5. The information processing apparatus according to claim 1, further comprising:

a determination unit configured to determine whether to transmit the print job to the server system or to the printer,

wherein if said determination unit determines to transmit the print job to the server system, said transmission unit transmits the print job to the server system, and at the same time transmits an instruction for acquiring the print data from the server system, to the printer, and

wherein if said determination unit determines to transmit the print job to the printer, said transmission unit transmits the print job to the printer.

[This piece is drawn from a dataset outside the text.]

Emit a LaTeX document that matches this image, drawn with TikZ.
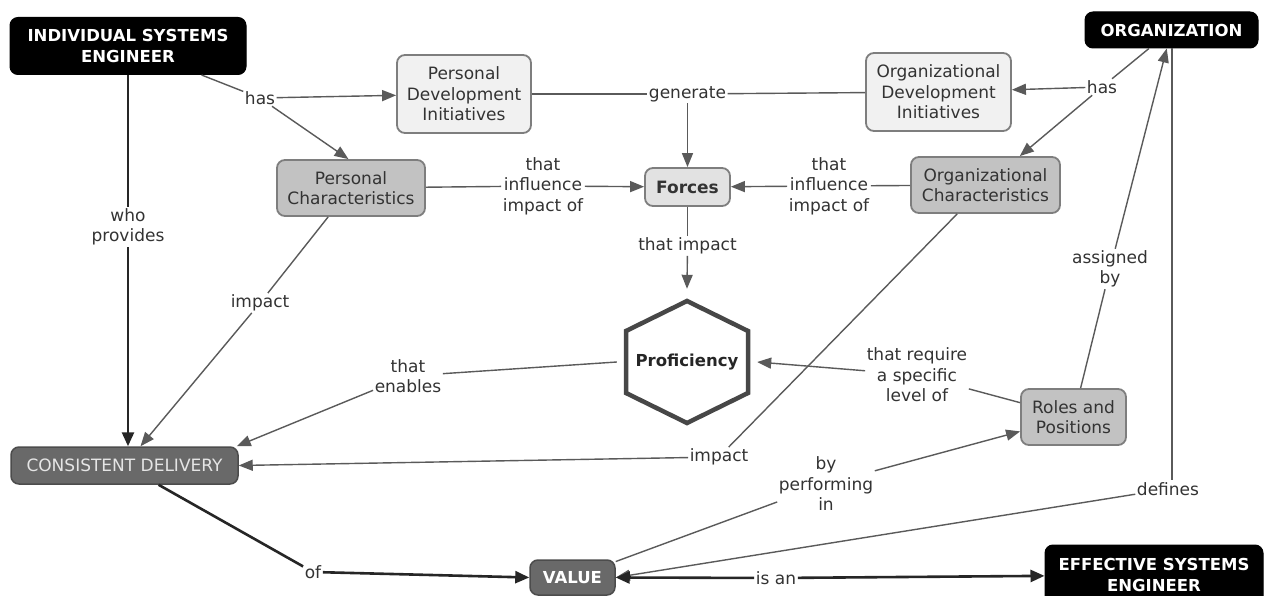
\documentclass[tikz,border=0pt]{standalone}
\usepackage{fontspec}
\setmainfont{DejaVu Sans}
\usetikzlibrary{arrows.meta}
\definecolor{txt}{HTML}{333333}
\definecolor{lightfill}{HTML}{F1F1F1}
\definecolor{midfill}{HTML}{C2C2C2}
\definecolor{forcefill}{HTML}{E2E2E2}
\definecolor{darkfill}{HTML}{696969}
\definecolor{boxline}{HTML}{7E7E7E}
\definecolor{lineclr}{HTML}{5A5A5A}
\begin{document}
\begin{tikzpicture}[x=1pt,y=-1pt,
  font=\fontsize{17}{20.5}\selectfont,
  base/.style={rounded corners=8pt, align=center, inner sep=0pt},
  blackbox/.style={base, fill=black, draw=black, line width=1pt, text=white,
    font=\fontsize{16.5}{20.5}\selectfont\bfseries},
  lightbox/.style={base, fill=lightfill, draw=boxline, line width=1.8pt, text=txt},
  midbox/.style={base, fill=midfill, draw=boxline, line width=1.8pt, text=txt},
  darkbox/.style={base, fill=darkfill, draw=black!70, line width=1.5pt, text=black!10},
  lbl/.style={fill=white, inner sep=1.5pt, align=center, text=txt},
  conn/.style={draw=lineclr, line width=1.4pt},
  arr/.style={conn, -{Triangle[length=14pt,width=11pt]}},
  tconn/.style={draw=black!85, line width=2.6pt},
  tarr/.style={tconn, -{Triangle[length=14pt,width=12pt]}}
]
\useasboundingbox (0,0) rectangle (1267,596);
\clip (0,0) rectangle (1267,596);
\fill[white] (0,0) rectangle (1267,596);

% concept nodes
\node[blackbox, minimum width=236pt, minimum height=57pt] (ise) at (128,46) {INDIVIDUAL SYSTEMS\\ENGINEER};
\node[blackbox, minimum width=173pt, minimum height=36pt] (org) at (1171.5,30) {ORGANIZATION};
\node[lightbox, minimum width=134pt, minimum height=78pt] (pdi) at (464,94) {Personal\\Development\\Initiatives};
\node[lightbox, minimum width=145pt, minimum height=78pt] (odi) at (938.5,92) {Organizational\\Development\\Initiatives};
\node[midbox, minimum width=148pt, minimum height=56pt] (pc) at (351,188) {Personal\\Characteristics};
\node[midbox, minimum width=149pt, minimum height=56pt] (oc) at (985.5,185) {Organizational\\Characteristics};
\node[base, fill=forcefill, draw=boxline, line width=1.8pt, text=txt, font=\fontsize{17}{20.5}\selectfont\bfseries,
  minimum width=85pt, minimum height=38pt] (forces) at (687.5,187) {Forces};
\node[midbox, minimum width=105pt, minimum height=56pt] (roles) at (1073.5,417) {Roles and\\Positions};
\node[darkbox, minimum width=227pt, minimum height=37pt] (cd) at (124.5,465.5) {CONSISTENT DELIVERY};
\node[darkbox, text=white, font=\fontsize{16.5}{20.5}\selectfont\bfseries,
  minimum width=85pt, minimum height=35pt] (value) at (572.5,577.5) {VALUE};
\node[blackbox, minimum width=218pt, minimum height=60pt] (ese) at (1154,575) {EFFECTIVE SYSTEMS\\ENGINEER};

% proficiency hexagon
\draw[draw=black!72, line width=4.5pt, line join=miter, fill=white]
  (687,301) -- (748,331) -- (748,393) -- (687,423) -- (626,393) -- (626,331) -- cycle;
\node[inner sep=0pt, minimum width=140pt, minimum height=146pt, text=black!85,
  font=\fontsize{16.5}{20.5}\selectfont\bfseries] (prof) at (687,362) {Proficiency};

% linking phrases
\node[lbl] (has1) at (260,98) {has};
\node[lbl] (gen) at (687.5,94) {generate};
\node[lbl] (has2) at (1102,87) {has};
\node[lbl] (infl1) at (543,186) {that\\influence\\impact of};
\node[lbl] (infl2) at (829,186) {that\\influence\\impact of};
\node[lbl] (timp) at (687.5,246) {that impact};
\node[lbl] (who) at (128,227) {who\\provides};
\node[lbl] (imp1) at (260,303) {impact};
\node[lbl] (enab) at (408,376) {that\\enables};
\node[lbl] (req) at (917,375) {that require\\a specific\\level of};
\node[lbl] (imp2) at (719,457) {impact};
\node[lbl] (asg) at (1110,269) {assigned\\by};
\node[lbl] (perf) at (826,484) {by\\performing\\in};
\node[lbl] (def) at (1168,489) {defines};
\node[lbl] (of) at (313,572) {of};
\node[lbl] (isan) at (776,578) {is an};
\coordinate (orgdrop) at (1172,48);
\coordinate (defup) at (1172,480);

% connectors
\draw[conn] (ise) -- (has1);
\draw[arr] (has1) -- (pdi);
\draw[arr] (has1) -- (pc.95);
\draw[conn] (pdi) -- (gen);
\draw[conn] (odi) -- (gen);
\draw[arr] (gen) -- (forces);
\draw[conn] (org) -- (has2);
\draw[arr] (has2) -- (odi);
\draw[arr] (has2) -- (oc);
\draw[conn] (pc) -- (infl1);
\draw[arr] (infl1) -- (forces);
\draw[conn] (oc) -- (infl2);
\draw[arr] (infl2) -- (forces);
\draw[conn] (forces) -- (timp);
\draw[arr] (timp) -- (prof.north);
\draw[tconn] (ise) -- (who);
\draw[tarr] (who) -- (who |- cd.north);
\draw[conn] (pc) -- (imp1);
\draw[arr] (imp1) -- ([xshift=16pt]cd.north);
\draw[conn] (prof.west) -- (enab);
\draw[arr] (enab) -- ([xshift=-2pt]cd.north east);
\draw[conn] (oc) -- (imp2);
\draw[arr] (imp2) -- (cd.east);
\draw[conn] (roles) -- (req);
\draw[arr] (req) -- (prof.east);
\draw[conn] (roles) -- (asg);
\draw[arr] (asg) -- (org);
\draw[conn] (value) -- (perf);
\draw[arr] (perf) -- (roles);
\draw[conn] (orgdrop) -- (defup);
\draw[arr] (def) -- (value.east);
\draw[tconn] (cd) -- (of);
\draw[tarr] (of) -- (value.west);
\draw[tarr] (isan) -- (value.east);
\draw[tarr] (isan) -- (ese);
\end{tikzpicture}
\end{document}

6. The information processing apparatus according to claim 2, further comprising:

a notification unit configured to notify the server system of information on processing to be executed;

a reception unit configured to receive information indicative of a transmission destination of the print job from the server system; and

a determination unit configured to determine whether to transmit the print job to the server system or to the printer based on the information received by said reception unit.

7. The information processing apparatus according to claim 1, wherein the information processing apparatus is connected to the server system via the Internet, and is connected to the printer via a local area network.

8. A method of controlling an information processing apparatus that is communicable with a server system including at least one server, and a printer, comprising:

accepting a single instruction which is input by a user, for instructing printing; and

transmitting a print job to the server system according to the single instruction accepted by said accepting, and at the same time transmitting an instruction for acquiring print data from the server system, to the printer.

9. A computer-executable program for causing a computer to execute a method of controlling an information processing apparatus that is communicable with a server system including at least one server, and a printer,

wherein the method comprises:

10. A non-transitory computer-readable storage medium storing a computer-executable program according to claim 9.